Diimines are organic compounds containing two imine (RCH=NR') groups.  Common derivatives are 1,2-diketones and 1,3-diimines.  These compounds are used as ligands and as precursors to heterocycles.  Diimines are prepared by condensation reactions where a dialdehyde or diketone is treated with amine and water is eliminated.  Similar methods are used to prepare Schiff bases and oximes.

1,2-Diimines

The 1,2-diketimine ligands also called α-diimines and 1,4-diazabutadienes. They are derived from the condensation of 1,2-diketones and glyoxal with amines, often anilines. 

An example is glyoxal-bis(mesitylimine), a yellow solid that is synthesized by condensation of 2,4,6-trimethylaniline and glyoxal.  2,2'-Bipyridine is a 1,2-diimine.

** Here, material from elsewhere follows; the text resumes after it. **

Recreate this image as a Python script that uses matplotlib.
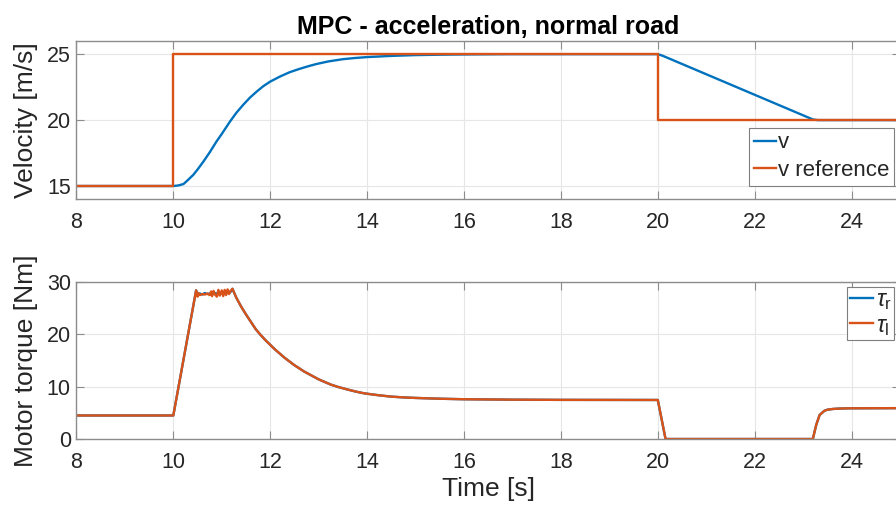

1,2-Diketimines are “non-innocent ligands”, akin to the dithiolenes.

1,3-Diimines
For example, acetylacetone (2,4-pentanedione) and a primary alkyl- or arylamine will react, typically in acidified ethanol, to form a diketimine.  
1,3-Diketimines are often referred to as HNacNac, a modification of the abbreviation Hacac for the conjugate acid of acetylacetone. These species form bidentate anionic ligands.

Uses
Substituted α-diimine ligands are useful in the preparation of post-metallocene catalysts for the polymerization and copolymerization of ethylene and alkenes.

Diimines are precursors to NHC ligands by condensation with formaldehyde.